My Last Duchess is a famous dramatic monologue by Robert Browning. Traditionally a dramatic monologue comprises of lyrical strain, abrupt beginning, single speaker, silent listener, psychological analysis and clues to suggest what the silent listener says or does. The poem My Last Duchess has all these elements.
The poem begins with a dramatic suddenness: “That’s my last Duchess painted on the wall.” The readers understand that the event has begun earlier. But the poem begins somewhere in the middle of the speech giving a dramatic twist.
As the poem progresses, it becomes clear that only a single person speaks. The speaker is the Duke of Ferrara who is talking about his dead Duchess’ portrait painted by Fra Pandlof. At several points of the poem it becomes evident that there is a listener who remains silent. For example, when the Duke says, “Will’t please you sit and look at her?” or “Will’t please you rise?” we understand that someone is present around him. Later in the poem, we come to know that he is an emissary for the second marriage of the Duke. Throughout the poem he does not talk. But his reactions are revealed through the Duke’s speech. For example, the clue to understand the surprise in the emissary’s face has been revealed by the Duke himself; “so not the first Are you to turn and ask thus.” We know he does not ask anything but there has been a question in his countenance.

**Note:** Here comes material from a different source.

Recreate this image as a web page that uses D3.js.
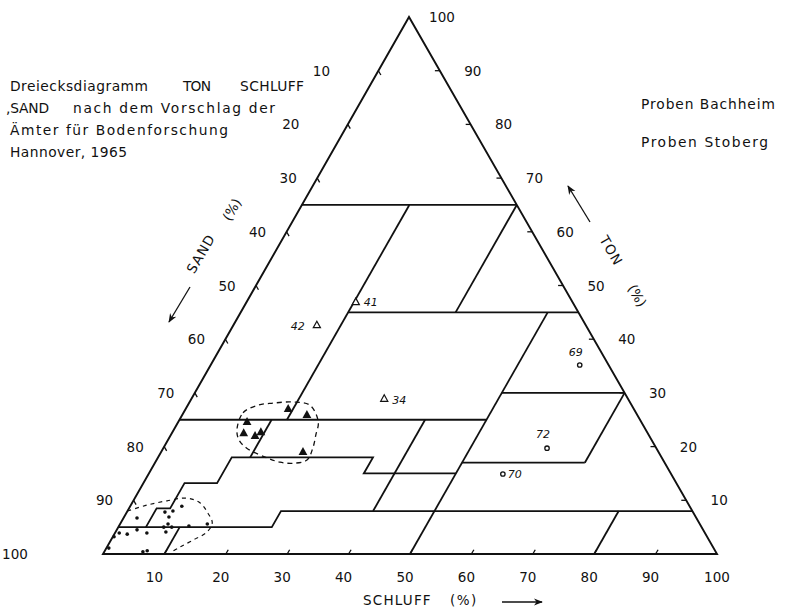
<!DOCTYPE html>
<html><head><meta charset="utf-8">
<script src="https://cdn.jsdelivr.net/npm/d3@7"></script>
<style>
body{margin:0;background:#fff}
text{font-family:"DejaVu Sans",sans-serif;fill:#111}
</style>
</head><body><svg id="c" width="785" height="608"></svg>
<script>
// ---------- DATA (schluff %, ton %; sand = 100 - schluff - ton) ----------
const axisTicks = [10,20,30,40,50,60,70,80,90,100];

const titleLines = ["Dreiecksdiagramm", "TON", "SCHLUFF", ",SAND", "nach dem Vorschlag der", "Ämter für Bodenforschung", "Hannover, 1965"];
const legendLabels = ["Proben Bachheim", "Proben Stoberg"];

// class boundaries as polylines of [schluff, ton]
const boundaryT65 = [[0,65],[35,65]];
const boundaryU17 = [[17.5,25],[17.5,65]];
const boundaryU35 = [[35,45],[35,65]];
const boundaryT45 = [[17.5,45],[55,45]];
const boundaryU50 = [[50,0],[50,45]];
const boundaryT30 = [[50,30],[70,30]];
const boundaryU70 = [[70,17],[70,30]];
const boundaryT17 = [[50,17],[70,17]];
const boundaryT25 = [[0,25],[50,25]];
const boundaryU15 = [[15,18],[15,25]];
const boundaryStairs = [[4.5,5],[4.5,8.5],[6.7,8.5],[6.7,13.2],[12,13.2],[12,18],[35,18],[35,15],[50,15]];
const boundaryU40 = [[40,8],[40,25]];
const boundaryT8 = [[0,5],[25,5],[25,8],[92,8]];
const boundaryU10 = [[10,0],[10,5]];
const boundaryU80 = [[80,0],[80,8]];

// samples
const openTriLabels = ["41","42","34"];
const openTriSchluff = [17.8,13.6,31.4];
const openTriTon = [46.9,42.6,28.9];

const openCircLabels = ["69","72","70"];
const openCircSchluff = [60.1,62.5,57.7];
const openCircTon = [35.2,19.7,14.9];

const filledTriSchluff = [16.7,20.3,11.2,11.7,13.8,14.4,23.1];
const filledTriTon = [27.0,25.9,24.6,22.5,22.0,22.7,19.0];

const dotSchluff = [8.4,7.4,6.2,7.3,2.2,7.8,7.4,8.7,11.4,14.2,8.2,5.2,3.3,2.1,0.7,0.2,0.4,6.3,6.9];
const dotTon = [8.9,8.0,7.8,6.9,6.7,5.6,5.0,5.0,5.2,5.6,4.1,3.9,4.5,3.7,3.9,3.2,1.1,0.4,0.6];

// dashed group envelopes
const envTriSchluff = [10.3,9.7,11.4,13.7,16.7,19.9,22.8,23.6,24.3,24.5,22.5,20.3,17.8,13.6,11.6];
const envTriTon = [23.1,26.3,27.7,28.1,28.3,27.7,24.6,22.2,19.9,17.5,16.9,17.1,17.9,19.7,21.2];
const envDotSchluff = [0,2.6,5.5,8.5,11.1,13.3,14.9,14.9,13.4,11.9,10.8];
const envDotTon = [8.0,9.1,9.9,10.4,9.5,7.6,5.8,4.1,2.6,1.3,0.2];

// ---------- LAYOUT ----------
const svg = d3.select("#c");
const A = {x:103, y:554}, B = {x:717, y:554}, C = {x:409, y:17};
const sU = d3.scaleLinear().domain([0,100]).range([0, B.x - A.x]);
const sTx = d3.scaleLinear().domain([0,100]).range([0, C.x - A.x]);
const sTy = d3.scaleLinear().domain([0,100]).range([A.y, C.y]);
const proj = (u,t) => [A.x + sU(u) + sTx(t), sTy(t)];
const line = d3.line().x(d => proj(d[0],d[1])[0]).y(d => proj(d[0],d[1])[1]);

// triangle frame
svg.append("path").attr("d", line([[0,0],[100,0],[0,100]]) + "Z")
  .attr("fill","none").attr("stroke","#111").attr("stroke-width",1.9).attr("stroke-linejoin","miter");

// boundaries
[boundaryT65,boundaryU17,boundaryU35,boundaryT45,boundaryU50,boundaryT30,boundaryU70,boundaryT17,
 boundaryT25,boundaryU15,boundaryStairs,boundaryU40,boundaryT8,boundaryU10,boundaryU80].forEach(b => {
  svg.append("path").attr("d", line(b)).attr("fill","none").attr("stroke","#111")
    .attr("stroke-width",1.8).attr("stroke-linejoin","miter");
});

// ticks
const tk = 0.8;
axisTicks.filter(v => v < 100).forEach(v => {
  svg.append("path").attr("d", line([[v,0],[v,tk]])).attr("stroke","#111").attr("stroke-width",1.3);
  svg.append("path").attr("d", line([[100-v,v],[100-v-tk,v]])).attr("stroke","#111").attr("stroke-width",1.3);
  svg.append("path").attr("d", line([[0,100-v],[tk,100-v-tk]])).attr("stroke","#111").attr("stroke-width",1.3);
});

const fs = 13.5;
// bottom labels (schluff)
axisTicks.forEach(v => {
  const p = proj(v,0);
  const dx = v === 100 ? 0 : (v === 10 ? -10 : -5);
  svg.append("text").attr("x", p[0] + dx).attr("y", 582).attr("text-anchor","middle")
    .attr("font-size", fs).text(v);
});
// right labels (ton)
axisTicks.forEach(v => {
  const p = proj(100-v, v);
  svg.append("text").attr("x", p[0] + 33).attr("y", p[1] + 5).attr("text-anchor","middle")
    .attr("font-size", fs).text(v);
});
// left labels (sand)
const sandShift = {10:-57, 20:-57, 100:-88};
axisTicks.forEach(v => {
  const p = proj(0, 100-v);
  const dx = sandShift[v] !== undefined ? sandShift[v] : -29;
  svg.append("text").attr("x", p[0] + dx).attr("y", p[1] + 5).attr("text-anchor","middle")
    .attr("font-size", fs).text(v);
});

// axis titles
svg.append("text").attr("x",363).attr("y",605).attr("font-size",13.5).attr("letter-spacing",1.2).text("SCHLUFF");
svg.append("text").attr("x",450).attr("y",605).attr("font-size",13.5).attr("letter-spacing",1.5).text("(%)");
svg.append("text").attr("transform","translate(205,256) rotate(-60)").attr("text-anchor","middle")
  .attr("font-size",13.5).attr("letter-spacing",1).text("SAND");
svg.append("text").attr("transform","translate(236,212) rotate(-60)").attr("text-anchor","middle")
  .attr("font-size",13.5).text("(%)");
svg.append("text").attr("transform","translate(607,253) rotate(60)").attr("text-anchor","middle")
  .attr("font-size",13.5).attr("letter-spacing",1).text("TON");
svg.append("text").attr("transform","translate(633,298) rotate(60)").attr("text-anchor","middle")
  .attr("font-size",13.5).text("(%)");

// arrows
svg.append("defs").append("marker").attr("id","ah").attr("viewBox","0 0 10 10")
  .attr("refX",9).attr("refY",5).attr("markerWidth",7).attr("markerHeight",7).attr("orient","auto")
  .append("path").attr("d","M0,1 L10,5 L0,9 L3,5 Z").attr("fill","#111");
[[502,602,542,602],[190,287,169,322],[590,222,568,186]].forEach(a => {
  svg.append("line").attr("x1",a[0]).attr("y1",a[1]).attr("x2",a[2]).attr("y2",a[3])
    .attr("stroke","#111").attr("stroke-width",1.3).attr("marker-end","url(#ah)");
});

// title block
const tfs = 13.8;
const tt = (x,y,s,w) => {
  const t = svg.append("text").attr("x",x).attr("y",y).attr("font-size",tfs).text(s);
  if (w) t.attr("textLength", w).attr("lengthAdjust","spacing");
  return t;
};
tt(10,91,titleLines[0],138); tt(183,91,titleLines[1],28); tt(240,91,titleLines[2],64);
tt(6,113,titleLines[3],43); tt(73,113,titleLines[4],202);
tt(10,135,titleLines[5],218); tt(10,157,titleLines[6],117);
// legend
tt(641,109,legendLabels[0],134);
tt(641,147,legendLabels[1],127);

// envelopes (dashed)
const envLineClosed = d3.line().curve(d3.curveCatmullRomClosed).x(d=>proj(d[0],d[1])[0]).y(d=>proj(d[0],d[1])[1]);
const envLineOpen = d3.line().curve(d3.curveCatmullRom).x(d=>proj(d[0],d[1])[0]).y(d=>proj(d[0],d[1])[1]);
svg.append("path").attr("d", envLineClosed(envTriSchluff.map((u,i)=>[u,envTriTon[i]])))
  .attr("fill","none").attr("stroke","#111").attr("stroke-width",1.3).attr("stroke-dasharray","5,4");
svg.append("path").attr("d", envLineOpen(envDotSchluff.map((u,i)=>[u,envDotTon[i]])))
  .attr("fill","none").attr("stroke","#111").attr("stroke-width",1.2).attr("stroke-dasharray","4,4");

// markers
const triPath = (s) => `M0,${-s*0.62}L${s*0.55},${s*0.38}L${-s*0.55},${s*0.38}Z`;
filledTriSchluff.forEach((u,i) => {
  const p = proj(u, filledTriTon[i]);
  svg.append("path").attr("d", triPath(8)).attr("transform",`translate(${p[0]},${p[1]})`).attr("fill","#111");
});
const triLabOff = {"41":[15,4],"42":[-19,5],"34":[15,5]};
openTriSchluff.forEach((u,i) => {
  const p = proj(u, openTriTon[i]);
  svg.append("path").attr("d", triPath(6.5)).attr("transform",`translate(${p[0]},${p[1]})`)
    .attr("fill","#fff").attr("stroke","#111").attr("stroke-width",1.2);
  const o = triLabOff[openTriLabels[i]];
  svg.append("text").attr("x",p[0]+o[0]).attr("y",p[1]+o[1]).attr("text-anchor","middle")
    .attr("font-size",11).attr("font-style","italic").text(openTriLabels[i]);
});
const circLabOff = {"69":[-4,-9],"72":[-4,-10],"70":[12,4]};
openCircSchluff.forEach((u,i) => {
  const p = proj(u, openCircTon[i]);
  svg.append("circle").attr("cx",p[0]).attr("cy",p[1]).attr("r",2.2)
    .attr("fill","#fff").attr("stroke","#111").attr("stroke-width",1.3);
  const o = circLabOff[openCircLabels[i]];
  svg.append("text").attr("x",p[0]+o[0]).attr("y",p[1]+o[1]).attr("text-anchor","middle")
    .attr("font-size",11).attr("font-style","italic").text(openCircLabels[i]);
});
dotSchluff.forEach((u,i) => {
  const p = proj(u, dotTon[i]);
  svg.append("circle").attr("cx",p[0]).attr("cy",p[1]).attr("r",1.8).attr("fill","#111");
});
</script>
</body></html>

The main principle controlling the form of a dramatic monologue is what the lyric speaker says to reveal his soul. In My Last Duchess the Duke while talking about the Duchess reveals his own mind. We understand that he is a possessive husband, a cruel person, a proud aristocrat, a greedy bridegroom but a connoisseur of artworks. He also reveals that the Duchess was an innocent, easy-going lady. These analyses of Duke’s temperament are the essence of this dramatic look. It may now be concluded that My Last Duchess is a fine example. of the dramatic monologue. It has all the elements that a . dramatic monologue requires.